Elif Ertekin is an Associate Professor and Director of Mechanics Programs at the Mechanical Science and Engineering Department at the University of Illinois at Urbana-Champaign. She is a faculty affiliate of the National Center for Supercomputing Applications (NCSA) and the Materials Research Laboratory (MRL) at the University of Illinois. Her research interests are centered on the theory and modeling of materials. She focuses on developing a microscopic understanding of atomic and electronic scale processes, with applications areas in thermal transport, energy conversion, and defect chemistry. She received her Ph.D. in Materials Science and Engineering from UC Berkeley and completed post-doctoral work at the Berkeley Nanoscience and Nanoengineering Institute and the Massachusetts Institute of Technology before moving to Illinois. She has received the NSF CAREER Award, the TMS Early Career Faculty Fellow Award, the Emerging Leader Award from the Society of Women Engineers, the Dean’s Award for Excellence in Research, and the Rose Award for Teaching Excellence at Illinois. She currently serves as the Director of the Network for Computational Nanotechnology Nanomanufacturing Node, Co-Director of the HDR Institute for Data-Driven Dynamical Design, and is an Associate Editor for the Journal of Applied Physics.

Abstract

From quantum mechanics, we know that the functional properties of a material are governed by its atomic-scale structure.

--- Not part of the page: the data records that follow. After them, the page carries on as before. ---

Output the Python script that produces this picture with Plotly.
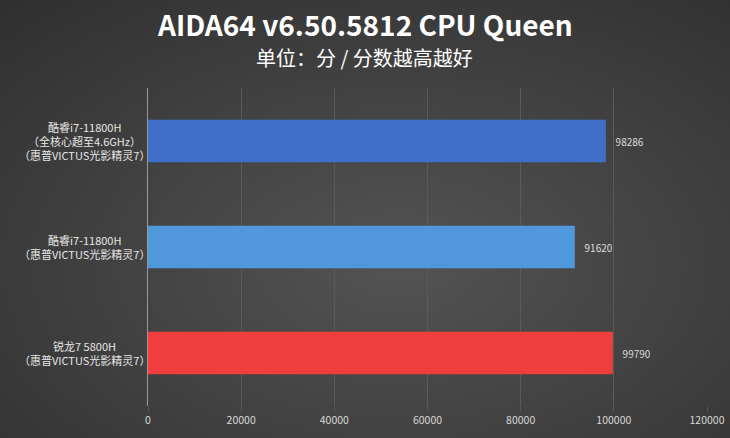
import plotly.graph_objects as go

categories = [
    "锐龙7 5800H<br>（惠普VICTUS光影精灵7）",
    "酷睿i7-11800H<br>（惠普VICTUS光影精灵7）",
    "酷睿i7-11800H<br>（全核心超至4.6GHz）<br>（惠普VICTUS光影精灵7）",
]
values = [99790, 91620, 98286]
bar_colors = ["#f03e3e", "#4f98dc", "#3f6fc6"]
tick_vals = [0, 20000, 40000, 60000, 80000, 100000, 120000]
title = "AIDA64 v6.50.5812 CPU Queen"
subtitle = "单位：分 / 分数越高越好"

fig = go.Figure()
fig.add_trace(go.Bar(
    y=list(range(len(categories))),
    x=values,
    orientation="h",
    width=0.4,
    marker=dict(color=bar_colors, line=dict(width=0)),
    text=["   " + str(v) for v in values],
    texttemplate="%{text}",
    textposition="outside",
    textfont=dict(color="#dcdcdc", size=10, family="Noto Sans CJK SC"),
    cliponaxis=False,
    hoverinfo="skip",
))

# radial-ish background glow
shapes = []
n = 40
for i in range(n):
    f = 1 - i / n
    shapes.append(dict(
        type="circle", xref="paper", yref="paper", layer="below",
        x0=0.45 - 1.15 * f, x1=0.45 + 1.15 * f,
        y0=0.45 - 1.25 * f, y1=0.45 + 1.25 * f,
        fillcolor="rgba(255,255,255,0.0085)", line=dict(width=0),
    ))

annotations = [
    dict(text="<b>" + title + "</b>", xref="paper", yref="paper", x=0.388, y=1.2,
         xanchor="center", yanchor="middle", showarrow=False,
         font=dict(size=28, color="#ffffff", family="Noto Sans CJK SC")),
    dict(text=subtitle, xref="paper", yref="paper", x=0.388, y=1.095,
         xanchor="center", yanchor="middle", showarrow=False,
         font=dict(size=20, color="#ffffff", family="Noto Sans CJK SC")),
]
line_gap = 14
for i, c in enumerate(categories):
    lines = c.split("<br>")
    k = len(lines)
    for j, ln in enumerate(lines):
        annotations.append(dict(
            text=ln, xref="paper", yref="y", x=-0.113, y=i,
            yshift=((k - 1) / 2 - j) * line_gap,
            xanchor="center", yanchor="middle", align="center", showarrow=False,
            font=dict(size=11, color="#e6e6e6", family="Noto Sans CJK SC"),
        ))

fig.update_layout(
    width=730, height=438,
    margin=dict(l=148, r=23, t=88, b=32, autoexpand=False),
    paper_bgcolor="#2b2b2b",
    plot_bgcolor="rgba(0,0,0,0)",
    shapes=shapes,
    annotations=annotations,
    showlegend=False,
    bargap=0.6,
    xaxis=dict(
        range=[0, 120000], tickvals=tick_vals, ticktext=[str(t) for t in tick_vals],
        showgrid=True, gridcolor="#5a5a5a", gridwidth=1,
        zeroline=False, showline=False,
        ticks="outside", ticklen=4, tickcolor="#5a5a5a",
        tickfont=dict(size=10.5, color="#d8d8d8", family="Noto Sans CJK SC"),
        automargin=False, ticklabeloverflow="allow",
        fixedrange=True,
    ),
    yaxis=dict(
        range=[-0.5, 2.5], showticklabels=False, showgrid=False,
        zeroline=False, showline=True, linecolor="#9a9a9a", linewidth=1,
        ticks="", fixedrange=True, automargin=False,
    ),
)

fig.write_html(
    "out.html",
    config={"displayModeBar": False, "responsive": False},
    post_script=(
        "document.documentElement.style.overflow='hidden';"
        "document.body.style.overflow='hidden';"
        "document.body.style.margin='0';"
        "document.body.style.background='#2b2b2b';"
    ),
)
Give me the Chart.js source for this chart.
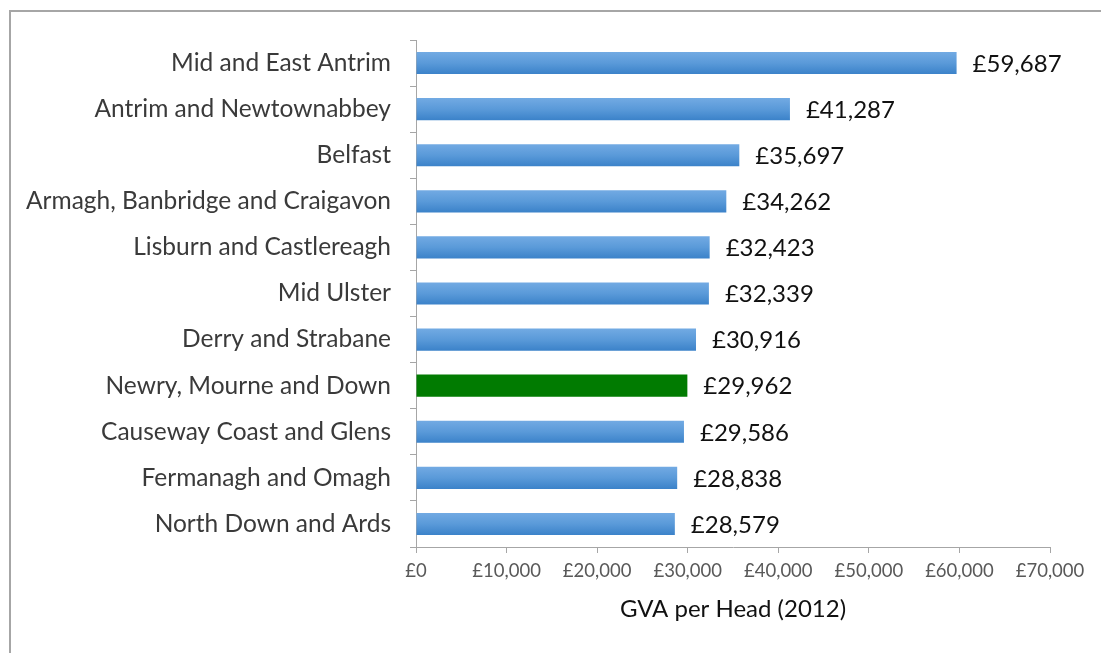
<!DOCTYPE html>
<html>
<head>
<meta charset="utf-8">
<script src="https://cdn.jsdelivr.net/npm/chart.js@4/dist/chart.umd.min.js"></script>
<style>
  html, body { margin: 0; padding: 0; background: #ffffff; }
  #wrap { position: relative; width: 1101px; height: 653px; }
</style>
</head>
<body>
<div id="wrap"><canvas id="chart" width="1101" height="653"></canvas></div>
<script>
// GVA per head by council area, 2012
const councils = [
  'Mid and East Antrim',
  'Antrim and Newtownabbey',
  'Belfast',
  'Armagh, Banbridge and Craigavon',
  'Lisburn and Castlereagh',
  'Mid Ulster',
  'Derry and Strabane',
  'Newry, Mourne and Down',
  'Causeway Coast and Glens',
  'Fermanagh and Omagh',
  'North Down and Ards'
];
const gvaPerHead = [59687, 41287, 35697, 34262, 32423, 32339, 30916, 29962, 29586, 28838, 28579];
const highlighted = 'Newry, Mourne and Down';
const xTickValues = [0, 10000, 20000, 30000, 40000, 50000, 60000, 70000];
const axisTitle = 'GVA per Head (2012)';

const FONT = 'Lato, "Open Sans", sans-serif';
const BAR_PCT = 0.48;

const money = v => '£' + Number(v).toLocaleString('en-GB');

// Frame around the chart
const framePlugin = {
  id: 'frame',
  beforeDraw(chart) {
    const ctx = chart.ctx;
    ctx.save();
    ctx.strokeStyle = '#a6a6a6';
    ctx.lineWidth = 2;
    ctx.beginPath();
    ctx.moveTo(10, chart.height);
    ctx.lineTo(10, 11);
    ctx.lineTo(chart.width, 11);
    ctx.stroke();
    ctx.restore();
  }
};

// Value labels at the end of each bar
const valueLabels = {
  id: 'valueLabels',
  afterDatasetsDraw(chart) {
    const ctx = chart.ctx;
    const meta = chart.getDatasetMeta(0);
    ctx.save();
    ctx.font = '24px ' + FONT;
    ctx.fillStyle = '#111111';
    ctx.textAlign = 'left';
    ctx.textBaseline = 'middle';
    meta.data.forEach((bar, i) => {
      ctx.fillText(money(gvaPerHead[i]), bar.x + 16, bar.y + 1);
    });
    ctx.restore();
  }
};

function barFill(context) {
  const chart = context.chart;
  if (councils[context.dataIndex] === highlighted) return '#017b01';
  const y = chart.scales && chart.scales.y;
  if (!chart.chartArea || !y) return '#4a8fd4';
  const band = y.height / councils.length;
  const cy = y.getPixelForValue(context.dataIndex);
  const half = band * BAR_PCT / 2;
  const g = chart.ctx.createLinearGradient(0, cy - half, 0, cy + half);
  g.addColorStop(0, '#72aae3');
  g.addColorStop(0.5, '#5a9ad9');
  g.addColorStop(1, '#3b82c9');
  return g;
}

new Chart(document.getElementById('chart'), {
  type: 'bar',
  data: {
    labels: councils,
    datasets: [{
      data: gvaPerHead,
      backgroundColor: barFill,
      borderWidth: 0,
      barPercentage: BAR_PCT,
      categoryPercentage: 1
    }]
  },
  options: {
    indexAxis: 'y',
    responsive: false,
    animation: false,
    layout: { padding: { top: 40, right: 51, bottom: 29, left: 0 } },
    plugins: {
      legend: { display: false },
      tooltip: { enabled: false }
    },
    scales: {
      x: {
        type: 'linear',
        min: 0,
        max: 70000,
        afterBuildTicks(scale) {
          scale.ticks = xTickValues.map(v => ({ value: v }));
        },
        grid: {
          drawOnChartArea: false,
          drawTicks: true,
          tickLength: 6,
          color: '#a6a6a6'
        },
        border: { display: true, color: '#a6a6a6', width: 1 },
        ticks: {
          callback: v => money(v),
          color: '#595959',
          font: { family: FONT, size: 18.5 },
          padding: 7,
          maxRotation: 0,
          autoSkip: false
        },
        title: {
          display: true,
          text: axisTitle,
          color: '#111111',
          font: { family: FONT, size: 24 },
          padding: { top: 12, bottom: 0 }
        },
        afterFit(scale) { scale.height = 77; }
      },
      y: {
        grid: {
          drawOnChartArea: false,
          drawTicks: true,
          tickLength: 6,
          offset: true,
          color: '#a6a6a6'
        },
        border: { display: true, color: '#a6a6a6', width: 1 },
        ticks: {
          color: '#3a3a3a',
          font: { family: FONT, size: 24.5 },
          padding: 19,
          autoSkip: false
        },
        afterFit(scale) { scale.width = 416; }
      }
    }
  },
  plugins: [framePlugin, valueLabels]
});
</script>
</body>
</html>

Quantum mechanical simulation, as carried out in the field of computational materials science, has vastly improved our ability to discover new materials, identify underlying mechanisms, and explain puzzling experimental observations. Yet, the discovery of new materials using computation-guided experiments remains a long-standing challenge due to the vast compositional and structural phase space in which materials live. In this presentation, I will highlight our group’s recent work which aims to extend solid-state and semiconductor theory to develop computational approaches applicable to materials that live in complex configuration spaces – multicomponent alloys, disordered systems, and hybrid materials. The application areas include design for dopability in ordered vacancy compounds as candidate thermoelectrics, predicting ion conductivity across wide composition ranges in mixed conducting perovskite alloys, linking composition to short-range order and hydrogen embrittlement in multi-component austenitic stainless steels, and generative models for inorganic crystalline materials design rooted in crystallography and symmetry.